The results are the first scientific analyses of samples retrieved by the Chinese mission Chang’e-6, which scooped up nearly two kilograms of lunar soil and returned it to Earth in a capsule in June. Independent research teams in China published separate papers in Science1 and Nature2 on 15 November.
“We can tell the story for a long history of volcanism and different mantle sources on the lunar far side,” says Qiu-Li Li, a researcher at the Chinese Academy of Sciences in Beijing and a co-author of the Nature paper.
Chang’e-6 was China’s second mission to land on the lunar far side, after Chang’e-4 in 2019. Both landed in the South Pole-Aitken Basin, one of the Moon’s oldest and largest craters, having formed in a meteor impact nearly 4 billion years ago.
But as expected, the researchers found the fine dust — ranging from 1 to hundreds of micrometres in size — to contain a mixture of grains from different geologic epochs.
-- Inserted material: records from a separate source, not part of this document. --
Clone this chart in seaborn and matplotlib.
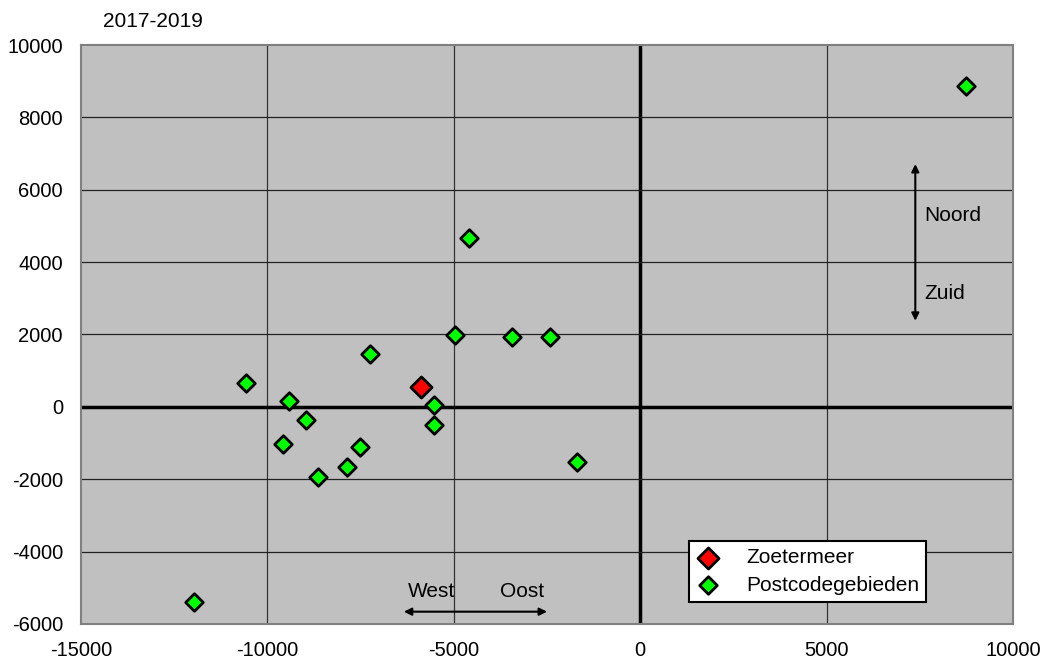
import matplotlib
matplotlib.use("Agg")
import matplotlib.pyplot as plt
import seaborn as sns
import pandas as pd

# Data
post_x = [8750, -4600, -10570, -9430, -8960, -9590, -8640, -7870, -7510, -7250,
          -5530, -5530, -4960, -3450, -2420, -1690, -11960]
post_y = [8870, 4680, 655, 165, -370, -1020, -1930, -1660, -1120, 1455,
          55, -490, 1990, 1940, 1940, -1510, -5390]
zoet_x = [-5890]
zoet_y = [545]
series_names = ["Zoetermeer", "Postcodegebieden"]
x_ticks = [-15000, -10000, -5000, 0, 5000, 10000]
y_ticks = [-6000, -4000, -2000, 0, 2000, 4000, 6000, 8000, 10000]
title = "2017-2019"

df = pd.DataFrame({
    "x": zoet_x + post_x,
    "y": zoet_y + post_y,
    "reeks": [series_names[0]] * len(zoet_x) + [series_names[1]] * len(post_x),
})

sns.set_theme(style="white")
plt.rcParams["font.family"] = ["Liberation Sans", "DejaVu Sans"]
plt.rcParams["text.color"] = "black"

FS = 15

fig = plt.figure(figsize=(10.47, 6.66), dpi=100)
ax = fig.add_axes([0.0774, 0.0631, 0.8901, 0.8693])
ax.set_facecolor("#C0C0C0")

# grid lines
for xv in x_ticks:
    if xv == 0:
        ax.axvline(0, color="black", lw=2.5, zorder=1)
    elif xv not in (x_ticks[0], x_ticks[-1]):
        ax.axvline(xv, color="#333333", lw=0.9, zorder=1)
for yv in y_ticks:
    if yv == 0:
        ax.axhline(0, color="black", lw=2.5, zorder=1)
    elif yv not in (y_ticks[0], y_ticks[-1]):
        ax.axhline(yv, color="#222222", lw=0.9, zorder=1)

sns.scatterplot(data=df[df.reeks == series_names[1]], x="x", y="y", ax=ax,
                marker="D", s=80, color="#00FF00", edgecolor="black",
                linewidth=2.0, zorder=3, label=series_names[1], legend=False)
sns.scatterplot(data=df[df.reeks == series_names[0]], x="x", y="y", ax=ax,
                marker="D", s=115, color="#FF0000", edgecolor="black",
                linewidth=2.0, zorder=4, label=series_names[0], legend=False)

ax.set_xlim(x_ticks[0], x_ticks[-1])
ax.set_ylim(y_ticks[0], y_ticks[-1])
ax.set_xticks(x_ticks)
ax.set_yticks(y_ticks)
ax.set_xticklabels([str(v) for v in x_ticks])
ax.set_yticklabels([str(v) for v in y_ticks])
ax.tick_params(axis="both", length=0, labelsize=14.5, colors="black")
ax.tick_params(axis="x", pad=12)
ax.tick_params(axis="y", pad=13)
ax.set_xlabel("")
ax.set_ylabel("")
for sp in ax.spines.values():
    sp.set_color("#808080")
    sp.set_linewidth(1.5)
    sp.set_visible(True)

fig.text(0.098, 0.967, title, fontsize=FS, ha="left", va="center", color="black")

# arrows
ax.annotate("", xy=(-6340, -5660), xytext=(-2500, -5660),
            arrowprops=dict(arrowstyle="<|-|>", color="black", lw=1.5,
                            mutation_scale=11, shrinkA=0, shrinkB=0), zorder=5)
ax.text(-5590, -5110, "West", fontsize=FS, ha="center", va="center", color="black")
ax.text(-3160, -5110, "Oost", fontsize=FS, ha="center", va="center", color="black")
ax.annotate("", xy=(7380, 6710), xytext=(7380, 2380),
            arrowprops=dict(arrowstyle="<|-|>", color="black", lw=1.5,
                            mutation_scale=11, shrinkA=0, shrinkB=0), zorder=5)
ax.text(7620, 5300, "Noord", fontsize=FS, ha="left", va="center", color="black")
ax.text(7620, 3120, "Zuid", fontsize=FS, ha="left", va="center", color="black")

# legend
handles, labels = ax.get_legend_handles_labels()
order = [labels.index(series_names[0]), labels.index(series_names[1])]
leg = ax.legend([handles[i] for i in order], [labels[i] for i in order],
                loc="upper left", bbox_to_anchor=(0.652, 0.1434),
                bbox_transform=ax.transAxes,
                frameon=True, fancybox=False, fontsize=FS,
                handletextpad=1.2, borderpad=0.35, labelspacing=0.4,
                borderaxespad=0, handlelength=1.2)
leg.get_frame().set_facecolor("white")
leg.get_frame().set_edgecolor("black")
leg.get_frame().set_linewidth(1.5)
leg.get_frame().set_alpha(1)
for t in leg.get_texts():
    t.set_color("black")

fig.savefig("out.png", dpi=100)
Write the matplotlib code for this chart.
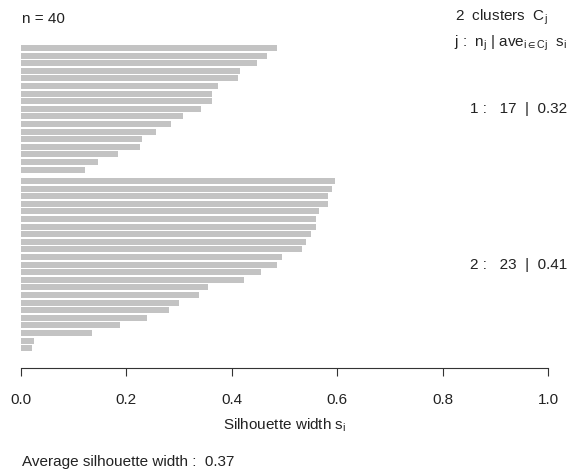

The constant bombardment by micrometeorites and high-energy solar particles breaks up rock into dust, which can then fly unimpeded by an atmosphere and land elsewhere, explains Yi-Gang Xu, a co-author of the Science paper, and a petrologist at the Chinese Academy of Sciences in Guangzhou.
By measuring isotope abundances, Xu and his collaborators found that a number of dust grains were from lava that erupted to the surface around 2.83 billion years ago. The other team found mostly similar results, but also found lava grains as old as 4.2 billion years. These and other studies show that the Moon had active volcanism for billions of years before becoming the nearly still environment we see today.